### Stated task
Copy the data exactly as it appears, and do not include any pictures.

### Recorded information

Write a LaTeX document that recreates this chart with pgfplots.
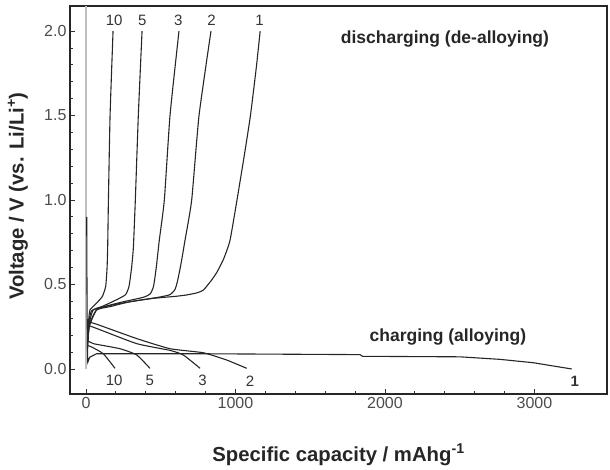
\documentclass[border=0pt]{standalone}
\usepackage{fontspec}
\setmainfont{Liberation Sans}
\usepackage{pgfplots}
\pgfplotsset{compat=1.18}
\pgfplotsset{curve/.style={draw=black!85, solid, line width=1.1bp, smooth, tension=0.3, no marks}}
\begin{document}
\begin{tikzpicture}
\begin{axis}[
  at={(0,0)}, anchor=south west,
  scale only axis, width=537bp, height=388bp,
  xmin=-107, xmax=3485, ymin=-0.148, ymax=2.148,
  axis line style={line width=1.5bp, black!85},
  tick align=inside, xtick pos=bottom, ytick pos=left,
  xtick={0,1000,2000,3000}, ytick={0,0.5,1,1.5,2},
  minor x tick num=4, minor y tick num=4,
  major tick length=5bp, minor tick length=3bp,
  tick style={black!80, line width=0.8bp},
  /pgf/number format/assume math mode=true,
  /pgf/number format/1000 sep={},
  yticklabel style={/pgf/number format/.cd, fixed, fixed zerofill, precision=1},
  ticklabel style={font=\fontsize{16bp}{18bp}\selectfont, text=black!70},
  xlabel={Specific capacity / mAhg\textsuperscript{-1}},
  ylabel={Voltage / V (vs. Li/Li\textsuperscript{+})},
  label style={font=\fontsize{20.3bp}{23bp}\selectfont\bfseries, text=black!85},
  xlabel style={at={(axis description cs:0.5,-0.157)}, anchor=center},
  ylabel style={at={(axis description cs:-0.097,0.51)}, anchor=center},
  clip=true,
]
% gray vertical line at zero capacity
\addplot[draw=black!25, line width=1.2bp, sharp plot, no marks] coordinates {(0,0.0) (0,2.15)};
% ---------- discharging (de-alloying) ----------
% cycle 1
\addplot[curve] coordinates {(10,0.12) (22,0.25) (71,0.349) (161,0.369) (294,0.398) (450,0.418) (600,0.430) (673,0.438) (740,0.45) (785,0.467) (835,0.52) (874,0.57) (920,0.65) (963,0.76) (1010,1.0) (1060,1.27) (1100,1.5) (1140,1.79) (1165,2.0)};
% cycle 2
\addplot[curve] coordinates {(10,0.13) (22,0.26) (71,0.35) (181,0.38) (339,0.404) (495,0.426) (562,0.44) (595,0.47) (612,0.52) (635,0.62) (662,0.76) (707,1.0) (756,1.5) (836,2.0)};
% cycle 3
\addplot[curve] coordinates {(10,0.14) (22,0.27) (49,0.35) (138,0.373) (250,0.398) (383,0.424) (430,0.445) (452,0.49) (470,0.6) (490,0.76) (524,1.0) (562,1.5) (622,2.0)};
% cycle 5
\addplot[curve] coordinates {(10,0.15) (20,0.28) (38,0.345) (116,0.373) (205,0.41) (265,0.44) (288,0.49) (305,0.6) (317,0.72) (330,1.0) (350,1.5) (375,2.0)};
% cycle 10
\addplot[curve] coordinates {(10,0.16) (18,0.29) (27,0.35) (71,0.39) (110,0.43) (132,0.49) (141,0.6) (145,0.72) (150,1.0) (161,1.5) (181,2.0)};
% ---------- charging (alloying) ----------
% cycle 1
\addplot[curve, sharp plot] coordinates {(5,0.9) (6,0.6) (8,0.3) (10,0.12) (12,0.04) (25,0.07) (70,0.09) (800,0.09) (1833,0.085) (1850,0.075) (2500,0.072) (2769,0.057) (2992,0.037) (3249,0.0)};
% cycle 2
\addplot[curve] coordinates {(8,0.28) (71,0.265) (339,0.18) (562,0.12) (785,0.096) (941,0.053) (1075,0.004)};
% cycle 3
\addplot[curve] coordinates {(8,0.26) (71,0.24) (339,0.15) (562,0.11) (651,0.083) (763,0.004)};
% cycle 5
\addplot[curve] coordinates {(8,0.17) (49,0.15) (227,0.12) (339,0.083) (428,0.004)};
% cycle 10
\addplot[curve] coordinates {(8,0.14) (38,0.13) (116,0.09) (194,0.004)};
% ---------- annotations ----------
\node[font=\fontsize{17.5bp}{20bp}\selectfont\bfseries, text=black!85] at (axis cs:2401,1.95) {discharging (de-alloying)};
\node[font=\fontsize{17.5bp}{20bp}\selectfont\bfseries, text=black!85] at (axis cs:2421,0.19) {charging (alloying)};
\begin{scope}[every node/.style={font=\fontsize{15bp}{18bp}\selectfont, text=black!80}]
\node at (axis cs:188,2.065) {10};
\node at (axis cs:376,2.065) {5};
\node at (axis cs:617,2.065) {3};
\node at (axis cs:839,2.065) {2};
\node at (axis cs:1161,2.065) {1};
\node at (axis cs:188,-0.07) {10};
\node at (axis cs:426,-0.07) {5};
\node at (axis cs:779,-0.07) {3};
\node at (axis cs:1097,-0.07) {2};
\node[font=\fontsize{15bp}{18bp}\selectfont\bfseries] at (axis cs:3270,-0.075) {1};
\end{scope}
\end{axis}
\path[use as bounding box] (-70bp,-74bp) rectangle (540bp,394bp);
\end{tikzpicture}
\end{document}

### Task output
Write a LaTeX document that recreates this chart with pgfplots.
\documentclass[border=0pt]{standalone}
\usepackage{fontspec}
\setmainfont{Liberation Sans}
\usepackage{pgfplots}
\pgfplotsset{compat=1.18}
\pgfplotsset{curve/.style={draw=black!85, solid, line width=1.1bp, smooth, tension=0.3, no marks}}
\begin{document}
\begin{tikzpicture}
\begin{axis}[
  at={(0,0)}, anchor=south west,
  scale only axis, width=537bp, height=388bp,
  xmin=-107, xmax=3485, ymin=-0.148, ymax=2.148,
  axis line style={line width=1.5bp, black!85},
  tick align=inside, xtick pos=bottom, ytick pos=left,
  xtick={0,1000,2000,3000}, ytick={0,0.5,1,1.5,2},
  minor x tick num=4, minor y tick num=4,
  major tick length=5bp, minor tick length=3bp,
  tick style={black!80, line width=0.8bp},
  /pgf/number format/assume math mode=true,
  /pgf/number format/1000 sep={},
  yticklabel style={/pgf/number format/.cd, fixed, fixed zerofill, precision=1},
  ticklabel style={font=\fontsize{16bp}{18bp}\selectfont, text=black!70},
  xlabel={Specific capacity / mAhg\textsuperscript{-1}},
  ylabel={Voltage / V (vs. Li/Li\textsuperscript{+})},
  label style={font=\fontsize{20.3bp}{23bp}\selectfont\bfseries, text=black!85},
  xlabel style={at={(axis description cs:0.5,-0.157)}, anchor=center},
  ylabel style={at={(axis description cs:-0.097,0.51)}, anchor=center},
  clip=true,
]
% gray vertical line at zero capacity
\addplot[draw=black!25, line width=1.2bp, sharp plot, no marks] coordinates {(0,0.0) (0,2.15)};
% ---------- discharging (de-alloying) ----------
% cycle 1
\addplot[curve] coordinates {(10,0.12) (22,0.25) (71,0.349) (161,0.369) (294,0.398) (450,0.418) (600,0.430) (673,0.438) (740,0.45) (785,0.467) (835,0.52) (874,0.57) (920,0.65) (963,0.76) (1010,1.0) (1060,1.27) (1100,1.5) (1140,1.79) (1165,2.0)};
% cycle 2
\addplot[curve] coordinates {(10,0.13) (22,0.26) (71,0.35) (181,0.38) (339,0.404) (495,0.426) (562,0.44) (595,0.47) (612,0.52) (635,0.62) (662,0.76) (707,1.0) (756,1.5) (836,2.0)};
% cycle 3
\addplot[curve] coordinates {(10,0.14) (22,0.27) (49,0.35) (138,0.373) (250,0.398) (383,0.424) (430,0.445) (452,0.49) (470,0.6) (490,0.76) (524,1.0) (562,1.5) (622,2.0)};
% cycle 5
\addplot[curve] coordinates {(10,0.15) (20,0.28) (38,0.345) (116,0.373) (205,0.41) (265,0.44) (288,0.49) (305,0.6) (317,0.72) (330,1.0) (350,1.5) (375,2.0)};
% cycle 10
\addplot[curve] coordinates {(10,0.16) (18,0.29) (27,0.35) (71,0.39) (110,0.43) (132,0.49) (141,0.6) (145,0.72) (150,1.0) (161,1.5) (181,2.0)};
% ---------- charging (alloying) ----------
% cycle 1
\addplot[curve, sharp plot] coordinates {(5,0.9) (6,0.6) (8,0.3) (10,0.12) (12,0.04) (25,0.07) (70,0.09) (800,0.09) (1833,0.085) (1850,0.075) (2500,0.072) (2769,0.057) (2992,0.037) (3249,0.0)};
% cycle 2
\addplot[curve] coordinates {(8,0.28) (71,0.265) (339,0.18) (562,0.12) (785,0.096) (941,0.053) (1075,0.004)};
% cycle 3
\addplot[curve] coordinates {(8,0.26) (71,0.24) (339,0.15) (562,0.11) (651,0.083) (763,0.004)};
% cycle 5
\addplot[curve] coordinates {(8,0.17) (49,0.15) (227,0.12) (339,0.083) (428,0.004)};
% cycle 10
\addplot[curve] coordinates {(8,0.14) (38,0.13) (116,0.09) (194,0.004)};
% ---------- annotations ----------
\node[font=\fontsize{17.5bp}{20bp}\selectfont\bfseries, text=black!85] at (axis cs:2401,1.95) {discharging (de-alloying)};
\node[font=\fontsize{17.5bp}{20bp}\selectfont\bfseries, text=black!85] at (axis cs:2421,0.19) {charging (alloying)};
\begin{scope}[every node/.style={font=\fontsize{15bp}{18bp}\selectfont, text=black!80}]
\node at (axis cs:188,2.065) {10};
\node at (axis cs:376,2.065) {5};
\node at (axis cs:617,2.065) {3};
\node at (axis cs:839,2.065) {2};
\node at (axis cs:1161,2.065) {1};
\node at (axis cs:188,-0.07) {10};
\node at (axis cs:426,-0.07) {5};
\node at (axis cs:779,-0.07) {3};
\node at (axis cs:1097,-0.07) {2};
\node[font=\fontsize{15bp}{18bp}\selectfont\bfseries] at (axis cs:3270,-0.075) {1};
\end{scope}
\end{axis}
\path[use as bounding box] (-70bp,-74bp) rectangle (540bp,394bp);
\end{tikzpicture}
\end{document}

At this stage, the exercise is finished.